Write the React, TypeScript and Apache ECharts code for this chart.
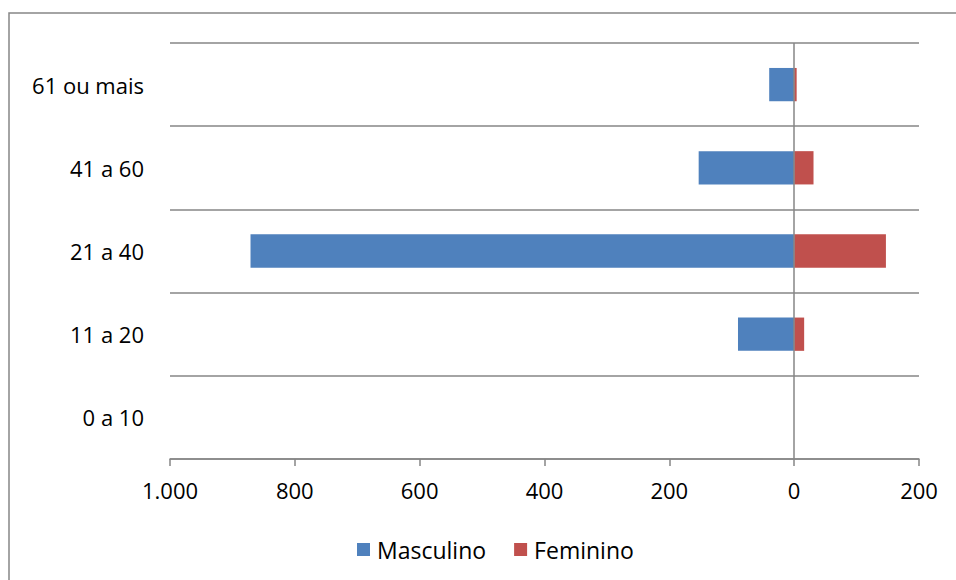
import React, { useEffect, useRef } from "react";
import * as echarts from "echarts";

const categories = ["0 a 10", "11 a 20", "21 a 40", "41 a 60", "61 ou mais"];
const masculino = [0, 90, 871, 153, 40];
const feminino = [0, 16, 147, 31, 4];
const seriesNames = ["Masculino", "Feminino"];
const xMin = -1000;
const xMax = 200;
const xStep = 200;

const FONT = "Open Sans";

function fmt(v: number): string {
  const a = Math.abs(v);
  return a.toString().replace(/\B(?=(\d{3})+(?!\d))/g, ".");
}

export default function App() {
  const ref = useRef<HTMLDivElement>(null);
  useEffect(() => {
    document.body.style.margin = "0";
    const chart = echarts.init(ref.current!, null, { renderer: "svg" });
    chart.setOption({
      animation: false,
      backgroundColor: "#ffffff",
      textStyle: { fontFamily: FONT },
      graphic: [
        {
          type: "rect",
          shape: { x: 9, y: 13, width: 980, height: 600 },
          style: { fill: "none", stroke: "#868686", lineWidth: 1.5 },
          silent: true,
          z: -1,
        },
      ],
      legend: {
        data: seriesNames,
        left: 352,
        top: 533,
        itemWidth: 13,
        itemHeight: 13,
        itemGap: 28,
        icon: "rect",
        textStyle: { fontFamily: FONT, fontSize: 23, color: "#000", padding: [0, 0, 0, 2] },
      },
      grid: { left: 170, right: 37, top: 43, bottom: 121, containLabel: false },
      xAxis: {
        type: "value",
        min: xMin,
        max: xMax,
        interval: xStep,
        axisLine: { show: true, onZero: false, lineStyle: { color: "#868686", width: 1.5 } },
        axisTick: { show: true, length: 7, lineStyle: { color: "#868686", width: 1.5 } },
        splitLine: { show: false },
        axisLabel: {
          color: "#000",
          fontFamily: FONT,
          fontSize: 22,
          margin: 20,
          formatter: (v: number) => fmt(v),
        },
      },
      yAxis: {
        type: "category",
        data: categories,
        axisLine: { show: false },
        axisTick: { show: false },
        splitLine: { show: true, lineStyle: { color: "#868686", width: 1.5 } },
        axisLabel: { color: "#000", fontFamily: FONT, fontSize: 22, margin: 26 },
      },
      series: [
        {
          name: seriesNames[0],
          type: "bar",
          data: masculino.map((v) => -v),
          itemStyle: { color: "#4F81BD" },
          barCategoryGap: "60%",
          barGap: "-100%",
          markLine: {
            silent: true,
            symbol: "none",
            label: { show: false },
            lineStyle: { color: "#868686", width: 1.5, type: "solid" },
            data: [{ xAxis: 0 }],
            z: 10,
          },
        },
        {
          name: seriesNames[1],
          type: "bar",
          data: feminino,
          itemStyle: { color: "#C0504D" },
          barCategoryGap: "60%",
          barGap: "-100%",
        },
      ],
    });
    return () => chart.dispose();
  }, []);
  return <div ref={ref} style={{ width: 956, height: 580 }} />;
}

━━━

Quote the data above in full, leaving out the pictures it holds.

Write the React, TypeScript and Apache ECharts code for this chart.
import React, { useEffect, useRef } from "react";
import * as echarts from "echarts";

const categories = ["0 a 10", "11 a 20", "21 a 40", "41 a 60", "61 ou mais"];
const masculino = [0, 90, 871, 153, 40];
const feminino = [0, 16, 147, 31, 4];
const seriesNames = ["Masculino", "Feminino"];
const xMin = -1000;
const xMax = 200;
const xStep = 200;

const FONT = "Open Sans";

function fmt(v: number): string {
  const a = Math.abs(v);
  return a.toString().replace(/\B(?=(\d{3})+(?!\d))/g, ".");
}

export default function App() {
  const ref = useRef<HTMLDivElement>(null);
  useEffect(() => {
    document.body.style.margin = "0";
    const chart = echarts.init(ref.current!, null, { renderer: "svg" });
    chart.setOption({
      animation: false,
      backgroundColor: "#ffffff",
      textStyle: { fontFamily: FONT },
      graphic: [
        {
          type: "rect",
          shape: { x: 9, y: 13, width: 980, height: 600 },
          style: { fill: "none", stroke: "#868686", lineWidth: 1.5 },
          silent: true,
          z: -1,
        },
      ],
      legend: {
        data: seriesNames,
        left: 352,
        top: 533,
        itemWidth: 13,
        itemHeight: 13,
        itemGap: 28,
        icon: "rect",
        textStyle: { fontFamily: FONT, fontSize: 23, color: "#000", padding: [0, 0, 0, 2] },
      },
      grid: { left: 170, right: 37, top: 43, bottom: 121, containLabel: false },
      xAxis: {
        type: "value",
        min: xMin,
        max: xMax,
        interval: xStep,
        axisLine: { show: true, onZero: false, lineStyle: { color: "#868686", width: 1.5 } },
        axisTick: { show: true, length: 7, lineStyle: { color: "#868686", width: 1.5 } },
        splitLine: { show: false },
        axisLabel: {
          color: "#000",
          fontFamily: FONT,
          fontSize: 22,
          margin: 20,
          formatter: (v: number) => fmt(v),
        },
      },
      yAxis: {
        type: "category",
        data: categories,
        axisLine: { show: false },
        axisTick: { show: false },
        splitLine: { show: true, lineStyle: { color: "#868686", width: 1.5 } },
        axisLabel: { color: "#000", fontFamily: FONT, fontSize: 22, margin: 26 },
      },
      series: [
        {
          name: seriesNames[0],
          type: "bar",
          data: masculino.map((v) => -v),
          itemStyle: { color: "#4F81BD" },
          barCategoryGap: "60%",
          barGap: "-100%",
          markLine: {
            silent: true,
            symbol: "none",
            label: { show: false },
            lineStyle: { color: "#868686", width: 1.5, type: "solid" },
            data: [{ xAxis: 0 }],
            z: 10,
          },
        },
        {
          name: seriesNames[1],
          type: "bar",
          data: feminino,
          itemStyle: { color: "#C0504D" },
          barCategoryGap: "60%",
          barGap: "-100%",
        },
      ],
    });
    return () => chart.dispose();
  }, []);
  return <div ref={ref} style={{ width: 956, height: 580 }} />;
}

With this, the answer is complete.